Turks ministerie van Toerisme bekritiseerd om bedrieglijke promotievideo over Istanbul

Turkse sociale-mediagebruikers hebben op 27 juli het ministerie van Toerisme en Cultuur op de vingers getikt over een promotievideo die een onrealistisch beeld schetst van hoe de inwoners van Istanbul leven.

Het Turkse ministerie van Toerisme en Cultuur kreeg op 27 juli kritiek na het uitbrengen van een promotievideo over Istanbul.

De video toonde het nachtleven, uitgaansgelegenheden en alcoholische dranken, die de AKP-regering de afgelopen jaren allemaal openlijk heeft aangevallen.

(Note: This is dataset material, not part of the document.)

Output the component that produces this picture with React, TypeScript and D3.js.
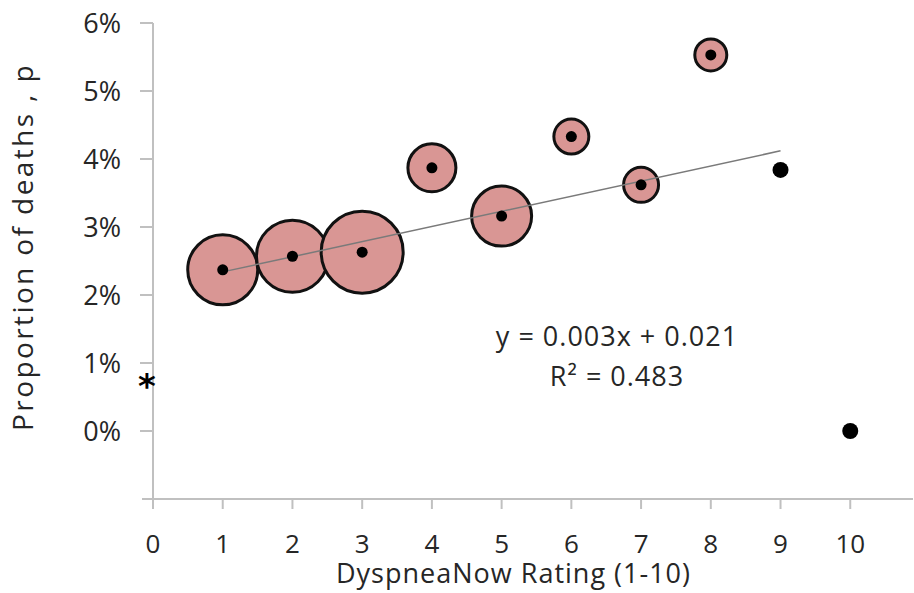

Artiesten, muzikanten en gebruikers van sociale media uitten kritiek op de video en wezen op de dubbelhartigheid tussen de visuele inhoud die door de AKP-regering wordt geproduceerd en het beleid dat door haar kantoren wordt gehandhaafd.

“Wat is dit, een parallel universum zonder de AKP?”, schreef muzikante Gaye Su Akyol.

“Net wanneer je je helemaal hebt opgedoft en naar een avondje uit rent, oeps stopt de muziek,” schreef kunstenares Artemis Günebakanlı, verwijzend naar het huidige verbod van de regering op muziekuitzendingen na middernacht.

“Proberen toeristen aan te trekken met de levensstijl die jullie neerzetten….” schreef een gebruiker.

Een gebruiker grapte over de verschijning van een grote fles rakı, de Turkse alcoholische hoofddrank, met name het merk Efe Gold.

“Is dat een Efe Gold of een 1,5-liter fles water :)” schreef een gebruiker met de naam Cihan.

De algemene consensus over de video was dat hij niet de realiteit van het leven in Istanbul weergaf, waarbij veel inwoners zeiden dat ze graag in de stad zouden willen wonen die in de video wordt afgebeeld.

Tijdens de COVID-19-pandemie bleven amusements- en muziekgelegenheden maandenlang gesloten, zonder dat de werkgevers voldoende financiële steun kregen om de lange maanden van werkloosheid op te vangen.

Op een bepaald moment, tijdens de 17 dagen durende volledige lockdown in mei, werd de verkoop van alcoholische dranken tijdelijk stopgezet onder het voorwendsel van de pandemie.